Canış Bayış destanında ise, Nurkan Baatır’ın Canış ve Bayış isminde iki oğlu vardır. Yıllardır süre gelen Kara Kıtay ve Kalmuk saldırılarından dolayı halk da huzur yoktur. Kırgızların bunalımda olduğu bir dönemde Nurkan Han’ın iki oğlu da saldırıya geçer. Zor olan bu düşman karşısında her iki kardeş yara alır. Yiğitlerden sağ kalanlar Canış’ı bulur ve

yaralarını pansuman ederek şehre yollar. Obasına gelen Canış karşısında yaşlı Nurkan yiğitler ile ağlaşır. Sağ dönen oğlu Canış için Nurkan büyük bir toy tertip eder (Aça, 2013, s. 103).

“Obasına indi er Canış Sağ esen gelip.

Hısım akraba halk ile Selamlaşıp görüşüp. Han Nurkan’ın otağına Halk toplanıp gelip. Kırk yiğit ile er Bayış Yiğitleri için ağlaşıp. İhtiyar Nurkan geziyordu Oğullarından umut kesip.

Canış sağ esen gelince Şükretti sevinip

Hatunu ile ikisi düşündü Ak kalpaklı Kırgız’a Padişah Nurkan toy verdi. Bir yandan da bu toy Şehitler için aş yemeği dedi. Halk için kurban olmuş”

(Aça, 2013, s. 103).

Boston destanında, hazırlıklar yapıldıktan sonra büyük toy başlar. Buuba Han konuşma yapar. Kahramanın dönüşü şerefine yüzlerce hayvan kesilip, ikramlar verilir (Yıldız, 2009, s. 394-395).
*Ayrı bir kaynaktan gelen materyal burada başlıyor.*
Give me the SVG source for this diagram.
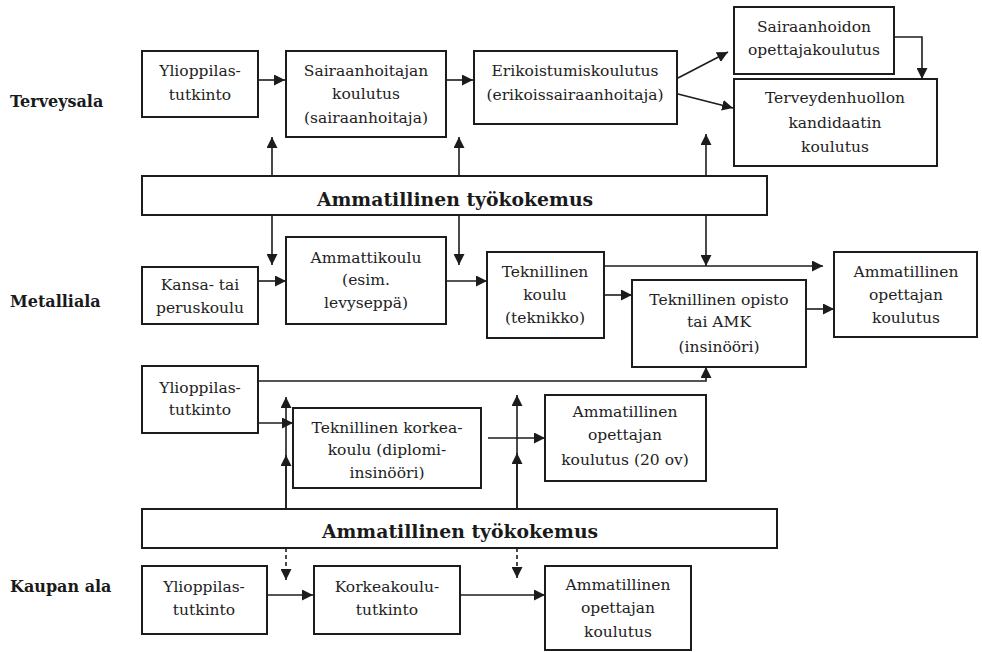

“Toy başlayıvermiş, Halkın tamamı gelmiş, Toplanan halkın önünde, Han Buuba çıkıp konuşmuş, “Bu toyumu adadım, Boston oğlum geldiği için. Yer altındaki halklardan, Eş alıp geldiği için.

Torun sahibi olduğum için, Hüda bana nasip ettiği için.

Horluktan halkım kurtulup Mesut güne ulaştığı için. Otuz gün oynayın, Kırk gün toplayın. Pişmanlık duymadan, Geçenleri unutup, Mesut olup gülün”, Diye Buuba Han konuştu”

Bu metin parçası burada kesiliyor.